Test results not logged to wandb after changing test_epoch_end to on_test_epoch_end

Hello,

I’ve cloned this repository, that uses pytorch_lightning==1.7.7.

When trying to update to pytorch_lightning to 2.2.4, the only code breaking issue was the use of the test_epoch_end hook:

def test_epoch_end(self, outputs):
    unmerged_metrics = {}
    for metrics in outputs:
        for k, v in metrics.items():
            if k not in unmerged_metrics:
                unmerged_metrics[k] = []
            unmerged_metrics[k].append(v)

    merged_metrics = {}
    for k, v in unmerged_metrics.items():
        merged_metrics[k] = float(np.mean(v))
    self.logger.log_metrics(merged_metrics, step=self.global_step)

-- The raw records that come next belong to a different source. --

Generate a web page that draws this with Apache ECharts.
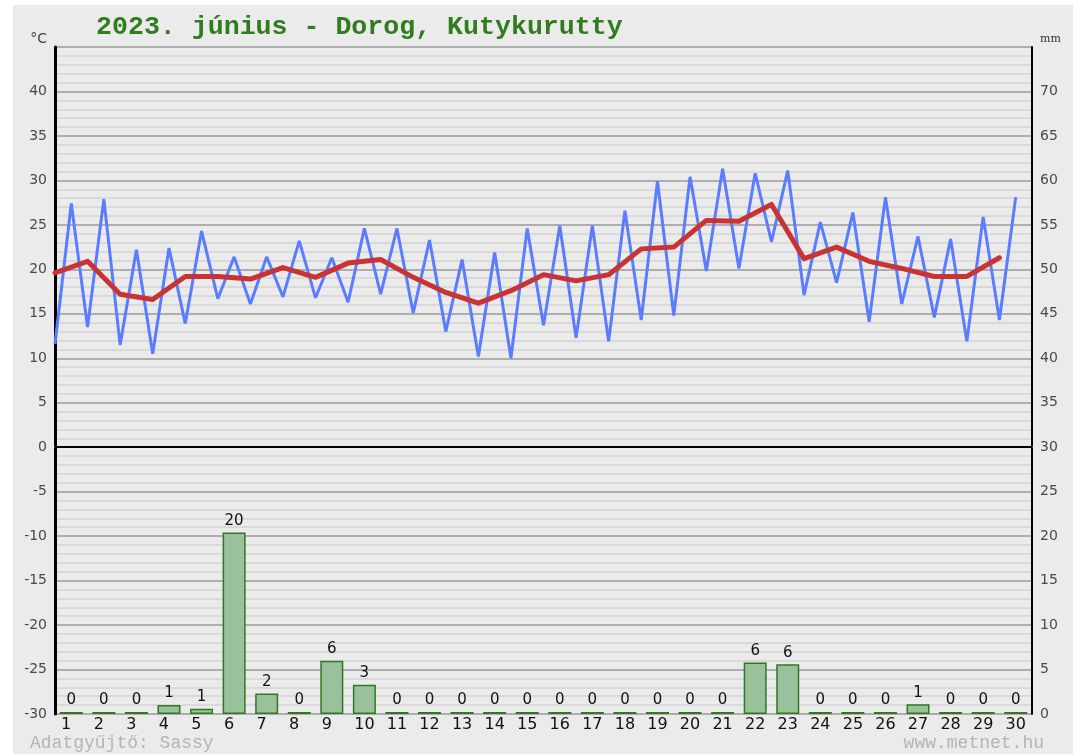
<!DOCTYPE html>
<html>
<head>
<meta charset="utf-8">
<title>2023. június - Dorog, Kutykurutty</title>
<script src="https://cdn.jsdelivr.net/npm/echarts@6.0.0/dist/echarts.min.js"></script>
<style>
  html, body { margin: 0; padding: 0; background: #fff; }
  #chart { width: 1073px; height: 754px; }
</style>
</head>
<body>
<div id="chart"></div>
<script>
// napok (x tengely)
const days = ['1', '2', '3', '4', '5', '6', '7', '8', '9', '10',
  '11', '12', '13', '14', '15', '16', '17', '18', '19', '20',
  '21', '22', '23', '24', '25', '26', '27', '28', '29', '30'];

// napi minimum / maximum hőmérséklet (°C)
const tMin = [11.6, 13.5, 11.5, 10.5, 13.9, 16.7, 16.1, 16.9, 16.8, 16.3,
  17.2, 15.1, 13.0, 10.2, 10.0, 13.7, 12.3, 11.9, 14.3, 14.8,
  19.8, 20.1, 23.1, 17.1, 18.5, 14.1, 16.1, 14.6, 11.9, 14.3];
const tMax = [27.4, 27.9, 22.2, 22.4, 24.3, 21.4, 21.4, 23.2, 21.3, 24.6,
  24.6, 23.3, 21.1, 21.9, 24.6, 24.9, 24.9, 26.6, 29.9, 30.4,
  31.3, 30.8, 31.1, 25.3, 26.4, 28.1, 23.7, 23.4, 25.9, 28.1];

// napi középhőmérséklet (°C)
const tAvg = [19.6, 20.9, 17.2, 16.6, 19.2, 19.2, 18.9, 20.2, 19.1, 20.7,
  21.1, 19.1, 17.4, 16.2, 17.6, 19.4, 18.7, 19.4, 22.3, 22.5,
  25.5, 25.4, 27.3, 21.2, 22.5, 20.9, 20.1, 19.2, 19.2, 21.3];

// csapadék (mm)
const rain = [0, 0, 0, 1.0, 0.6, 20.4, 2.3, 0, 6.0, 3.3,
  0, 0, 0, 0, 0, 0, 0, 0, 0, 0,
  0, 5.8, 5.6, 0, 0, 0, 1.1, 0, 0, 0];

// min a nap elején, max a nap közepén
const tempZigzag = [];
tMin.forEach((v, i) => {
  tempZigzag.push([i, v]);
  tempZigzag.push([i + 0.5, tMax[i]]);
});
const avgLine = tAvg.map((v, i) => [i, v]);

const chart = echarts.init(document.getElementById('chart'));
chart.setOption({
  backgroundColor: '#fff',
  animation: false,
  title: {
    text: '2023. június - Dorog, Kutykurutty',
    left: 96,
    top: 14,
    padding: 0,
    textStyle: {
      fontFamily: 'Liberation Mono',
      fontWeight: 'bold',
      fontSize: 26.6,
      color: '#2f7d1f',
    },
  },
  graphic: [
    {
      type: 'rect',
      z: -10,
      silent: true,
      shape: { x: 13, y: 5, width: 1060, height: 749 },
      style: { fill: '#ebebeb' },
    },
    {
      type: 'text',
      left: 30,
      top: 734,
      silent: true,
      style: {
        text: 'Adatgyűjtő: Sassy',
        font: '18px "Liberation Mono"',
        fill: '#b4b4b4',
      },
    },
    {
      type: 'text',
      right: 29,
      top: 734,
      silent: true,
      style: {
        text: 'www.metnet.hu',
        font: '18px "Liberation Mono"',
        fill: '#b4b4b4',
      },
    },
  ],
  grid: {
    left: 55,
    right: 41,
    top: 47,
    bottom: 40,
  },
  xAxis: [
    {
      type: 'category',
      data: days,
      boundaryGap: true,
      axisTick: { show: false },
      axisLine: { show: true, lineStyle: { color: '#9a9a9a', width: 1.5 } },
      axisLabel: {
        fontFamily: 'DejaVu Sans',
        fontSize: 16,
        color: '#111',
        margin: 3,
        interval: 0,
        // egyjegyű napok kicsit balra tolva, mint az eredetin
        formatter: (v) => (v.length < 2 ? v + '\u2007' : v),
      },
    },
    {
      type: 'value',
      min: 0,
      max: 30,
      show: false,
    },
  ],
  yAxis: [
    {
      type: 'value',
      min: -30,
      max: 45,
      interval: 5,
      name: '°C',
      nameLocation: 'end',
      nameGap: 1,
      nameTextStyle: {
        fontFamily: 'DejaVu Sans',
        fontSize: 14,
        color: '#444',
        align: 'right',
        padding: [0, 8, 0, 0],
      },
      axisLine: { show: true, lineStyle: { color: '#000', width: 3 } },
      axisTick: { show: false },
      axisLabel: {
        showMaxLabel: false,
        fontFamily: 'DejaVu Sans',
        fontSize: 14,
        color: '#4a4a4a',
        margin: 8,
      },
      splitLine: { show: true, lineStyle: { color: '#9a9a9a', width: 1.5 } },
      minorTick: { show: false, splitNumber: 5 },
      minorSplitLine: { show: true, lineStyle: { color: '#d9d9d9', width: 2 } },
    },
    {
      type: 'value',
      min: 0,
      max: 75,
      interval: 5,
      name: 'mm',
      nameLocation: 'end',
      nameGap: 2,
      nameTextStyle: {
        fontFamily: 'DejaVu Serif',
        fontSize: 11,
        color: '#333',
        align: 'left',
        padding: [0, 0, 0, 8],
      },
      axisLine: { show: true, lineStyle: { color: '#000', width: 2 } },
      axisTick: { show: false },
      axisLabel: {
        showMaxLabel: false,
        fontFamily: 'DejaVu Sans',
        fontSize: 14,
        color: '#4a4a4a',
        margin: 8,
      },
      splitLine: { show: false },
    },
  ],
  series: [
    {
      name: 'Csapadék',
      type: 'bar',
      xAxisIndex: 0,
      yAxisIndex: 1,
      data: rain,
      barWidth: 23,
      barMinHeight: 2,
      itemStyle: {
        color: '#99c19b',
        borderColor: '#2f7a1c',
        borderWidth: 1.5,
      },
      label: {
        show: true,
        position: 'top',
        distance: 4,
        fontFamily: 'DejaVu Sans',
        fontSize: 15,
        color: '#111',
        formatter: (p) => Math.round(p.value),
      },
    },
    {
      name: 'Min/Max',
      type: 'line',
      xAxisIndex: 1,
      yAxisIndex: 0,
      data: tempZigzag,
      showSymbol: false,
      lineStyle: { color: '#5a7dff', width: 3 },
      z: 3,
    },
    {
      name: 'Átlag',
      type: 'line',
      xAxisIndex: 1,
      yAxisIndex: 0,
      data: avgLine,
      showSymbol: false,
      lineStyle: { color: '#c83434', width: 5, join: 'round', cap: 'round' },
      z: 4,
      // 0 °C vonal
      markLine: {
        silent: true,
        symbol: 'none',
        label: { show: false },
        lineStyle: { color: '#000', width: 2, type: 'solid' },
        data: [{ yAxis: 0 }],
      },
    },
  ],
});
</script>
</body>
</html>
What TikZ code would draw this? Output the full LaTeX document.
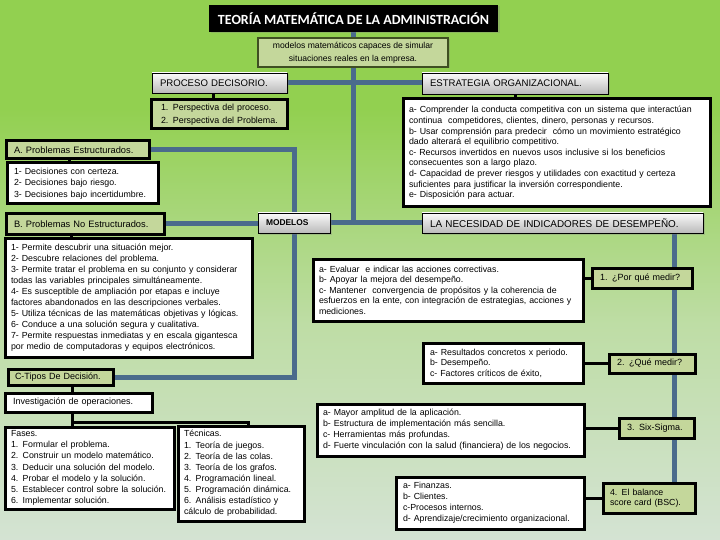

Following this PR mentioned in the documentation, I’ve switched the test_epoch_end to:

def on_test_epoch_end(self):
    unmerged_metrics = {}
    for metrics in self.outputs:
        for k, v in metrics.items():
            if k not in unmerged_metrics:
                unmerged_metrics[k] = []
            unmerged_metrics[k].append(v)

    merged_metrics = {}
    for k, v in unmerged_metrics.items():
        merged_metrics[k] = float(np.mean(v))
    self.logger.log_metrics(merged_metrics, step=self.global_step)
    self.outputs.clear()

adding the outputs list to the parent class of TSPModel:

class COMetaModel(pl.LightningModule): # Parent class of TSPModel
    def __init__(self, param_args, node_feature_only=False):
        super(COMetaModel, self).__init__()
        # ... Initialization code ...
        self.outputs = []

The constructor of TSPModel:

class TSPModel(COMetaModel):
    def __init__(self, param_args=None):
        super(TSPModel, self).__init__(param_args=param_args, node_feature_only=False) 
        # ...initialization code....

The original test_step of the TSPModel logs the following info:

def test_step(self, batch, batch_idx, split='test'):
    # test code ...
    metrics = {
        f"{split}/gt_cost": gt_cost,
        f"{split}/2opt_iterations": ns,
        f"{split}/merge_iterations": merge_iterations,
    }
   for k, v in metrics.items():
      self.log(k, v, on_epoch=True, sync_dist=True)
    self.log(f"{split}/solved_cost", best_solved_cost, prog_bar=True, on_epoch=True, sync_dist=True)
   return metrics

The documentation of 2.2.4 specifies that a “loss” key must be provided in the metrics, so I added one:

    metrics = {
        "loss": abs(best_solved_cost - gt_cost) / best_solved_cost,
        f"{split}/gt_cost": gt_cost,
        f"{split}/2opt_iterations": ns,
        f"{split}/merge_iterations": merge_iterations,
    }
    for k, v in metrics.items():
        self.log(k, v, prog_bar=True, on_epoch=True, sync_dist=True)
    self.log(
        f"{split}/solved_cost",
        best_solved_cost,
        prog_bar=True,
        on_epoch=True,
        sync_dist=True,
    )
    self.outputs.append(metrics)
    return metrics

When running the train/test, the test metrics don’t seem to be logged, or at least not to the wandb platform, showing only a single point for each metric:

The train and val metrics graphs make sense, so it seems the problem is specific to the test.

Why is the test not being logged/displayed? Did I do something wrong in the on_test_epoch_end hook? Am I missing some other details during the 1.7.7 to 2.2.4 migration?